Many voices spoke out with surprise and indignation at the accusation of ties with ETA. The president of the Navarre Government, Uxue Barkos, said she hoped that it had been a “slip”, borne of “ignorance" of the case and hoped that it would be solved “with common sense and by the initiative of the Delegate of the Government". The spokesperson for the political group EH Bildu, Adolfo Araiz, denounced the “private crusade” that the Spanish Government Delegation “was leading against those who denounce torture” and repeated his demand that the delegate resign. Another reaction to the letter came from the local representative of the Spanish People's Party, Javier García, who said that “the only thing that the Delegate was doing was demand that the current law be followed” which requires «that any graffiti or symobology linked with the terrorist network must be removed».

On May 12, 2016, the Delegation put out a communiqué attempting to justify the demand by saying that "at no time was Mikel Zabalza tied, related to or accused of belonging to ETA” and that the attempt of the demand was to eliminate the mural which included the words "torture" and "aztnugal" in order to “avoid continuing the accusation against the Security Forces and Bodies of the State, generally and unjustifiably, of practicing torture”. The next day, the victim's sister, Idoia Zabalza, the mayor of Agoitz, Unai Lako, the mayor of Orbaizeta, Sergio Mujika, the president of the Valley of Aezkoa, Félix Jamar, together with family members and members of the Mikel Zabalza Gogoan platform, held a press conference in Pamplona to say that Mikel Zabalza «is on the side of victims of violence” and criticized the Delegation for “trying to confuse issues more than clear them up”. The mayor of Agoitz said that the local government would not erase the mural and would appeal the second legal demand. He also announced that there would be an extraordinary plenary session on May 17 at 7pm to debate the possible celebration, on May 21 at 7:30pm, of a demonstration to reject the legal demand about the controversial mural.

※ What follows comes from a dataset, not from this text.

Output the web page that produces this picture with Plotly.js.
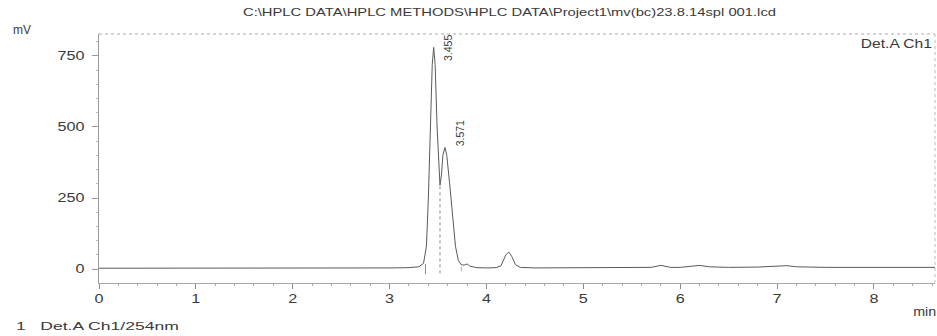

=== Where is Mikel? (Non dago Mikel?) ===
In 2020, Amaia Merino and Miguel Angel Llamas filmed the documentary Where is Mikel? (Non dago Mikel?) which tells the story of Zabalza's disappearance as he was detained by Spain's Civil Guard who had confused him with a member of ETA. During the 20 days Zabalza's whereabouts were unknown, the lack of trust of the Basque people in the official version of the story led to massive protests. Despite the recordings of the Guardia Civil agents explaining their role in his torture and murder, no one was ever tried or punished for his death. The film was screened at the San Sebastian International Film Festival in 2020, shortly before the 35th anniversary of his death. His family continues to demand justice for what happened.